## Begin Dataset excerpt
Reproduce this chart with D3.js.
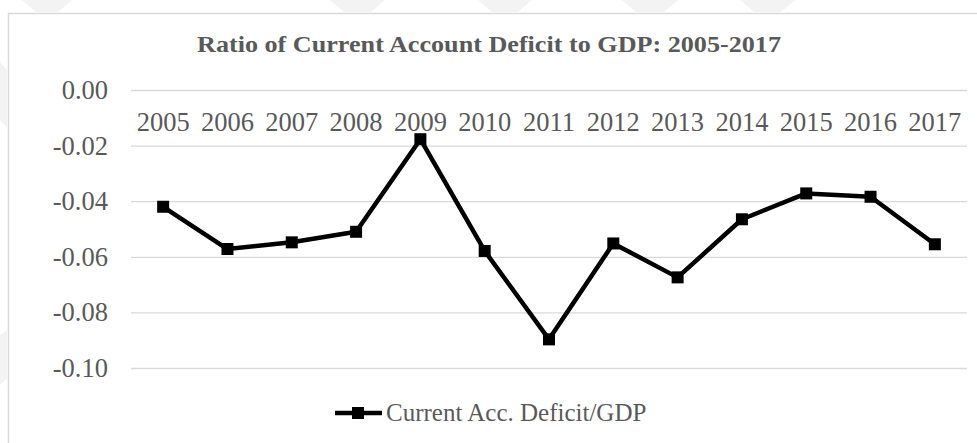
<!DOCTYPE html>
<html>
<head>
<meta charset="utf-8">
<script src="https://cdn.jsdelivr.net/npm/d3@7"></script>
<style>
  html, body { margin: 0; padding: 0; background: #fff; }
  svg { display: block; }
  text { font-family: "Liberation Serif", "Times New Roman", serif; }
</style>
</head>
<body>
<svg id="chart" width="977" height="443"></svg>
<script>
const years = ["2005","2006","2007","2008","2009","2010","2011","2012","2013","2014","2015","2016","2017"];
const deficitRatio = [-0.042, -0.0572, -0.0548, -0.051, -0.0177, -0.0579, -0.0897, -0.0552, -0.0674, -0.0465, -0.0372, -0.0384, -0.0555];
const yTicks = [0, -0.02, -0.04, -0.06, -0.08, -0.10];
const title = "Ratio of Current Account Deficit to GDP: 2005-2017";
const seriesName = "Current Acc. Deficit/GDP";

const svg = d3.select("#chart");
const W = 977, H = 443;

// faint background watermark shapes
const wm = svg.append("g").attr("fill", "#f3f3f3");
[[22, 72], [330, 385], [478, 532], [622, 678], [740, 795]].forEach(([a, b]) => {
  wm.append("path").attr("d", `M${a},0 L${b},0 L${b - 14},12 L${a + 14},12 Z`);
});
wm.append("path").attr("d", "M0,62 L7,70 L7,128 L0,120 Z");
wm.append("path").attr("d", "M0,335 L7,330 L7,378 L0,385 Z");

// chart border
svg.append("rect")
  .attr("x", 8.5).attr("y", 13.5)
  .attr("width", W).attr("height", H)
  .attr("fill", "#fff")
  .attr("stroke", "#d9d9d9").attr("stroke-width", 1.5);

const x = d3.scaleBand().domain(years).range([131, 967]);
const y = d3.scaleLinear().domain([-0.10, 0]).range([368, 90]);

// title
svg.append("text")
  .attr("x", 489).attr("y", 52)
  .attr("text-anchor", "middle")
  .attr("font-size", 24).attr("font-weight", "bold")
  .attr("fill", "#595959")
  .attr("textLength", 584).attr("lengthAdjust", "spacingAndGlyphs")
  .text(title);

// gridlines + y labels via axis
const yAxis = d3.axisLeft(y).tickValues(yTicks)
  .tickFormat(d3.format(".2f"))
  .tickSize(-(967 - 131)).tickPadding(23);
const gy = svg.append("g").attr("transform", "translate(131,0)").call(yAxis);
gy.select(".domain").remove();
gy.selectAll(".tick line").attr("stroke", "#d9d9d9").attr("stroke-width", 1.3);
gy.selectAll(".tick text")
  .attr("fill", "#595959").attr("font-size", 26.5)
  .attr("font-family", "Liberation Serif, Times New Roman, serif")
  .text(d => d === 0 ? "0.00" : "-" + d3.format(".2f")(Math.abs(d)));

// x labels at the top
const xAxis = d3.axisTop(x).tickSize(0).tickPadding(0);
const gx = svg.append("g").attr("transform", "translate(0,130.5)").call(xAxis);
gx.select(".domain").remove();
gx.selectAll(".tick text")
  .attr("fill", "#595959").attr("font-size", 26.5)
  .attr("font-family", "Liberation Serif, Times New Roman, serif")
  .attr("dy", 0);

// line
const pts = years.map((yr, i) => ({ yr, v: deficitRatio[i] }));
const line = d3.line().x(d => x(d.yr) + x.bandwidth() / 2).y(d => y(d.v));
svg.append("path").datum(pts)
  .attr("d", line)
  .attr("fill", "none").attr("stroke", "#000")
  .attr("stroke-width", 4.5).attr("stroke-linejoin", "round");

const ms = 12;
svg.append("g").selectAll("rect").data(pts).join("rect")
  .attr("x", d => x(d.yr) + x.bandwidth() / 2 - ms / 2)
  .attr("y", d => y(d.v) - ms / 2)
  .attr("width", ms).attr("height", ms)
  .attr("fill", "#000");

// legend
const lg = svg.append("g");
lg.append("line").attr("x1", 335).attr("x2", 382).attr("y1", 413).attr("y2", 413)
  .attr("stroke", "#000").attr("stroke-width", 4.5);
lg.append("rect").attr("x", 358 - 6).attr("y", 413 - 6).attr("width", 12).attr("height", 12).attr("fill", "#000");
lg.append("text").attr("x", 386).attr("y", 421)
  .attr("font-size", 25).attr("fill", "#595959")
  .text(seriesName);
</script>
</body>
</html>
## End Dataset excerpt
> Exercise:
Copy out each line of the data containing the string "chart".

> Result of this exercise:
Reproduce this chart with D3.js.
<svg id="chart" width="977" height="443"></svg>
const svg = d3.select("#chart");
// chart border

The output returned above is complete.